The second exception under Teague applies only to “watershed” rules of criminal procedure, which are so fundamental that they are “implicit in the concept of ordered liberty.” Teague, 489 U.S. at 311 (citations omitted). An often-cited example of such a rule is Gideon v. Wainwright, 372 U.S. 335 (1963). See Saffle, 494 U.S. at 495. We do not believe that the rule in Simmons is such a groundbreaking rule “implicit in the concept of ordered liberty.” See Teague, 489 U.S. at 311. Thus, since the rule in Simmons does not fall within either Teague exception, the rule is not applicable retroactively to Mueller’s case.[3]


Mueller advances two additional arguments, stating that the trial court’s refusal to allow him to inform the jury of his parole ineligibility (1) violated his Eighth Amendment rights, and (2) violated his right under Article I, Section 8 of the Virginia Constitution “to call for evidence in his favor.” However, we hold that these arguments are procedurally barred, because Mueller did not raise them on direct appeal. See Slayton v. Parrigan, 215 Va. 27, 30, 205 S.E.2d 680, 682 (1974), cert. denied sub nom. Parrigan v. Paderick, 419 U.S. 1108 (1975).[4]

For these reasons, we will affirm the trial court’s judgment.


[1] In addressing the merits of Mueller’s due process claim, we reject the Commonwealth’s argument that the claim is procedurally barred. Mueller substantially raised the issue of his due process right to inform the jury of his parole ineligibility, based on the Commonwealth’s argument of future dangerousness, at trial and on direct appeal. (See Appendix from Record Nos. 920287 and 920449, at 93, 319-22, 1260-62, and pp. 38-40 of Mueller’s brief on direct appeal to this Court.)

[2] Former Code ? 18.2-31(8) was replaced by Code ? 18.2-31(1), which includes in the definition of capital murder “[t]he willful, deliberate, and premeditated killing of any person in the commission of abduction, as defined in Code ? 18.2-48, when such abduction was committed with the intent to extort money or a pecuniary benefit or with the intent to defile the victim of such abduction.”

[3] Mueller also argues that his due process rights under Article I, Section 11 of the Virginia Constitution were violated, because the jury was not informed of his parole ineligibility.
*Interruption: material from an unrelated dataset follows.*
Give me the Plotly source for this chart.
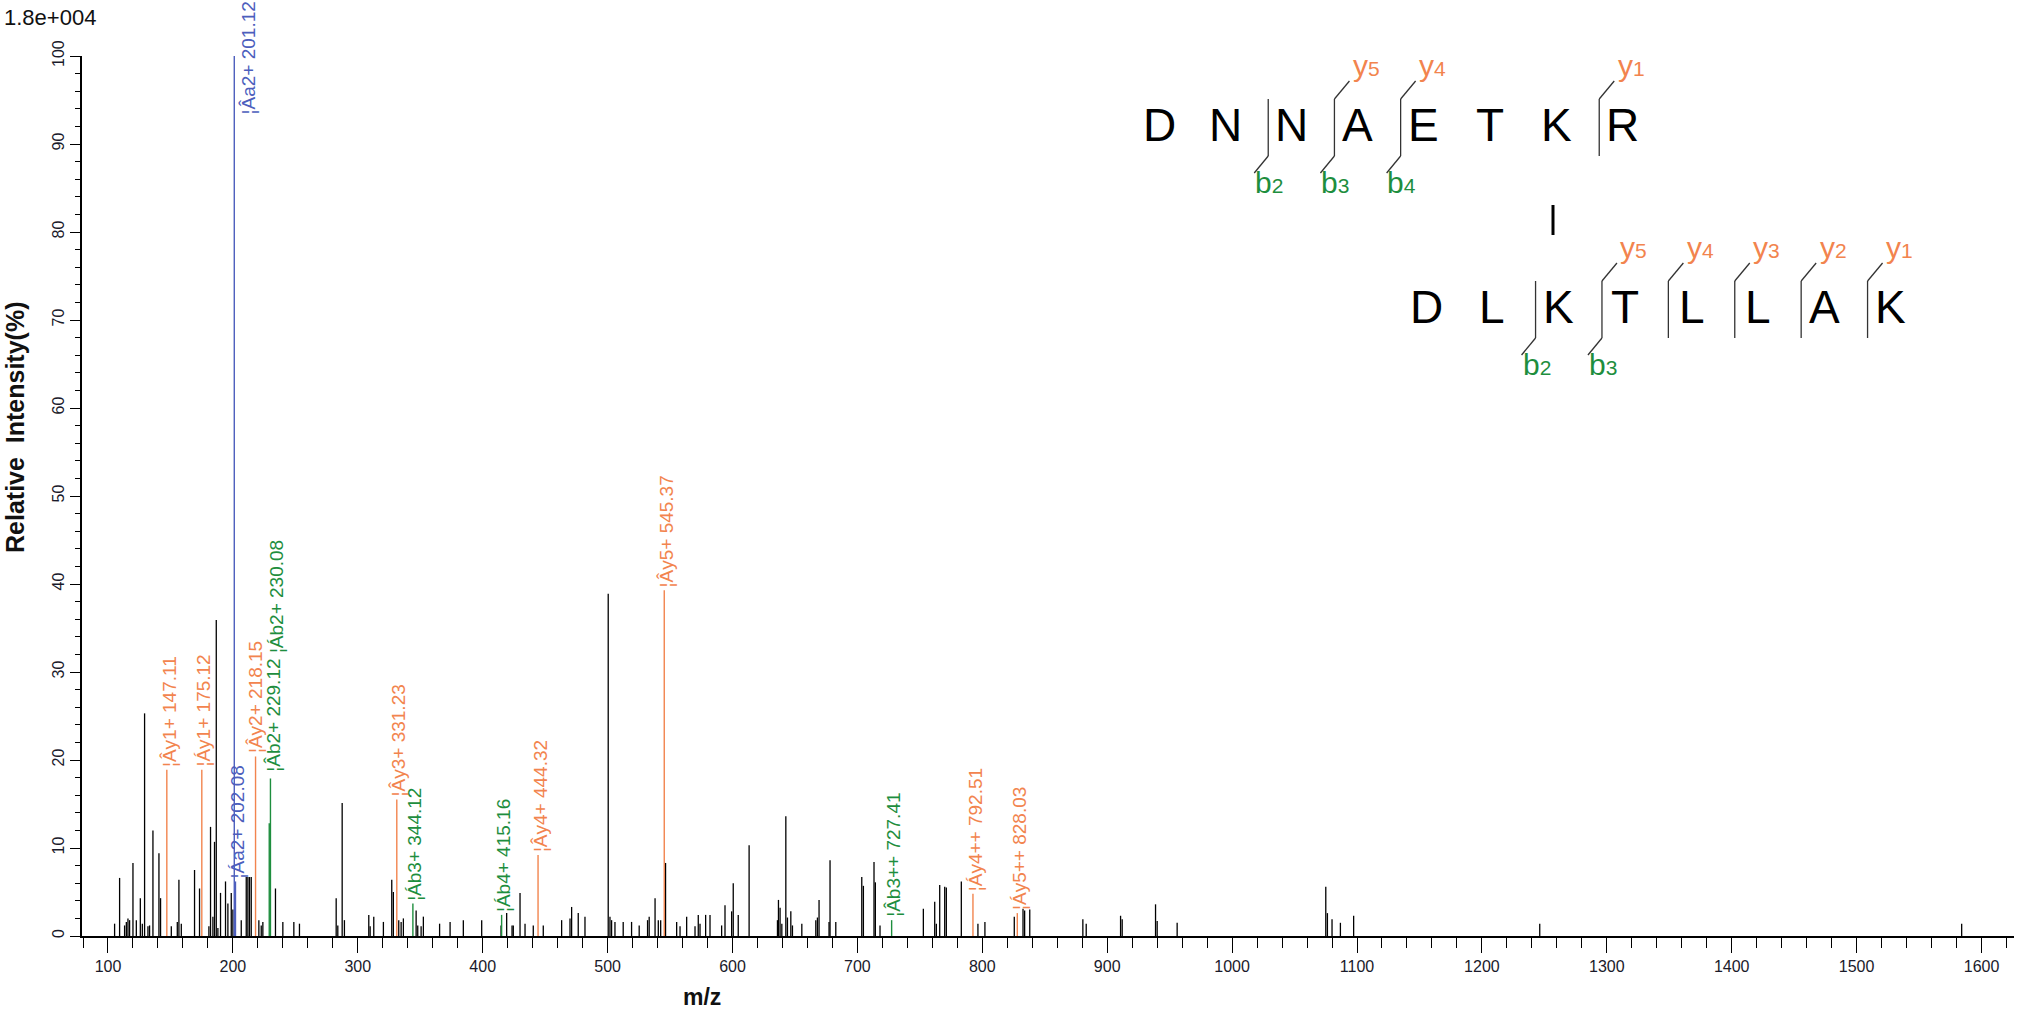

We reject this claim under the analysis detailed above.

[4] We also do not consider Mueller’s arguments that he received ineffective assistance of counsel and that his rights under Code ?? 19.2-264.2 and -264.4 were violated, when he was not allowed to inform the jury of his parole ineligibility. These arguments are outside the scope of the appeal awarded in this case.